━━ Material provided

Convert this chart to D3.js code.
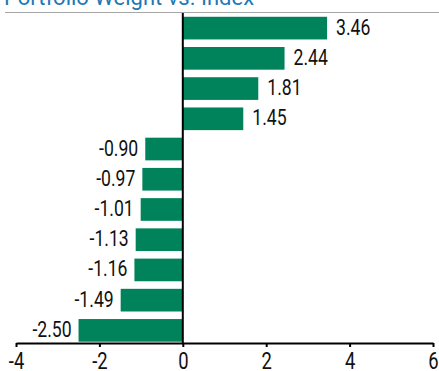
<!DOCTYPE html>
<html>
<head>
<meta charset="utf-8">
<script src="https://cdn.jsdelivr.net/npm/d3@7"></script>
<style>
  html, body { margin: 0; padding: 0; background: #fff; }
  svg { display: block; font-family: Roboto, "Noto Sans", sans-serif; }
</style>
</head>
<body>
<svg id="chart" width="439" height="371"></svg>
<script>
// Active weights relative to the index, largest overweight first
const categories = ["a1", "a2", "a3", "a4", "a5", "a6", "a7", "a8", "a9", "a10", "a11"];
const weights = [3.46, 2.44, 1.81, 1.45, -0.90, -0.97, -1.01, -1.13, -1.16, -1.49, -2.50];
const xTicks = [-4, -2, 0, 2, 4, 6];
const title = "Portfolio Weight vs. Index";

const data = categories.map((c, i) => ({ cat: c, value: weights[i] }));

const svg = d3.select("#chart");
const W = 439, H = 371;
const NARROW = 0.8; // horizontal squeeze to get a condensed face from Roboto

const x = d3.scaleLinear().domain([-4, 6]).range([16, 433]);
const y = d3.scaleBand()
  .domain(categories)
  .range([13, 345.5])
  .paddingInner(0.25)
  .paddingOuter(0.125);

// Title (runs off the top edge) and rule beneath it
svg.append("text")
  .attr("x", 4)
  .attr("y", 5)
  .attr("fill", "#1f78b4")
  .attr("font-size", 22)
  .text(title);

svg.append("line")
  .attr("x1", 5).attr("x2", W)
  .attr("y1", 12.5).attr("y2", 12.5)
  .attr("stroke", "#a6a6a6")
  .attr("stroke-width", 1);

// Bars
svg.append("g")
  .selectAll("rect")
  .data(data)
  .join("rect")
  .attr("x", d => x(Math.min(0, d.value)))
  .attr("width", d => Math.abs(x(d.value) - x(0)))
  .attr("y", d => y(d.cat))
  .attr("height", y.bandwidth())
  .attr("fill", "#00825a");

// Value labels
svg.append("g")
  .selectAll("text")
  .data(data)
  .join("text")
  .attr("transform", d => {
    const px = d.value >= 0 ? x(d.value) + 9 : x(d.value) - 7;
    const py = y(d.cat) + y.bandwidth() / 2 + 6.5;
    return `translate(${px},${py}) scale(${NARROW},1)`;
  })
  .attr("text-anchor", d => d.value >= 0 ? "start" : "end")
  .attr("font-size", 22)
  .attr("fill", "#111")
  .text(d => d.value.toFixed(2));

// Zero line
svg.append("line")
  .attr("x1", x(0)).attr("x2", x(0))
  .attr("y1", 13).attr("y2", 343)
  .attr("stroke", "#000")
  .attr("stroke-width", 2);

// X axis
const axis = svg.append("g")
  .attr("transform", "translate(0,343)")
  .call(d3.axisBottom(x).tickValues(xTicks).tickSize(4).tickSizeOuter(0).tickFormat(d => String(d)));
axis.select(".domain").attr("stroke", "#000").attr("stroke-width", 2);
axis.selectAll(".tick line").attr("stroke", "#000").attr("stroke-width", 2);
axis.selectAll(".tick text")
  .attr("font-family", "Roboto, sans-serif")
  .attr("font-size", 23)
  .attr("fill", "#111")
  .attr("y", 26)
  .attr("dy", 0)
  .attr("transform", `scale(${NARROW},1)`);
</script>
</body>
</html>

━━━━

**Exercise task:**
Print out the lines exactly, skipping any picture.

**Right answer:**
Convert this chart to D3.js code.
<!DOCTYPE html>
<html>
<head>
<meta charset="utf-8">
<script src="https://cdn.jsdelivr.net/npm/d3@7"></script>
<style>
  html, body { margin: 0; padding: 0; background: #fff; }
  svg { display: block; font-family: Roboto, "Noto Sans", sans-serif; }
</style>
</head>
<body>
<svg id="chart" width="439" height="371"></svg>
<script>
// Active weights relative to the index, largest overweight first
const categories = ["a1", "a2", "a3", "a4", "a5", "a6", "a7", "a8", "a9", "a10", "a11"];
const weights = [3.46, 2.44, 1.81, 1.45, -0.90, -0.97, -1.01, -1.13, -1.16, -1.49, -2.50];
const xTicks = [-4, -2, 0, 2, 4, 6];
const title = "Portfolio Weight vs. Index";

const data = categories.map((c, i) => ({ cat: c, value: weights[i] }));

const svg = d3.select("#chart");
const W = 439, H = 371;
const NARROW = 0.8; // horizontal squeeze to get a condensed face from Roboto

const x = d3.scaleLinear().domain([-4, 6]).range([16, 433]);
const y = d3.scaleBand()
  .domain(categories)
  .range([13, 345.5])
  .paddingInner(0.25)
  .paddingOuter(0.125);

// Title (runs off the top edge) and rule beneath it
svg.append("text")
  .attr("x", 4)
  .attr("y", 5)
  .attr("fill", "#1f78b4")
  .attr("font-size", 22)
  .text(title);

svg.append("line")
  .attr("x1", 5).attr("x2", W)
  .attr("y1", 12.5).attr("y2", 12.5)
  .attr("stroke", "#a6a6a6")
  .attr("stroke-width", 1);

// Bars
svg.append("g")
  .selectAll("rect")
  .data(data)
  .join("rect")
  .attr("x", d => x(Math.min(0, d.value)))
  .attr("width", d => Math.abs(x(d.value) - x(0)))
  .attr("y", d => y(d.cat))
  .attr("height", y.bandwidth())
  .attr("fill", "#00825a");

// Value labels
svg.append("g")
  .selectAll("text")
  .data(data)
  .join("text")
  .attr("transform", d => {
    const px = d.value >= 0 ? x(d.value) + 9 : x(d.value) - 7;
    const py = y(d.cat) + y.bandwidth() / 2 + 6.5;
    return `translate(${px},${py}) scale(${NARROW},1)`;
  })
  .attr("text-anchor", d => d.value >= 0 ? "start" : "end")
  .attr("font-size", 22)
  .attr("fill", "#111")
  .text(d => d.value.toFixed(2));

// Zero line
svg.append("line")
  .attr("x1", x(0)).attr("x2", x(0))
  .attr("y1", 13).attr("y2", 343)
  .attr("stroke", "#000")
  .attr("stroke-width", 2);

// X axis
const axis = svg.append("g")
  .attr("transform", "translate(0,343)")
  .call(d3.axisBottom(x).tickValues(xTicks).tickSize(4).tickSizeOuter(0).tickFormat(d => String(d)));
axis.select(".domain").attr("stroke", "#000").attr("stroke-width", 2);
axis.selectAll(".tick line").attr("stroke", "#000").attr("stroke-width", 2);
axis.selectAll(".tick text")
  .attr("font-family", "Roboto, sans-serif")
  .attr("font-size", 23)
  .attr("fill", "#111")
  .attr("y", 26)
  .attr("dy", 0)
  .attr("transform", `scale(${NARROW},1)`);
</script>
</body>
</html>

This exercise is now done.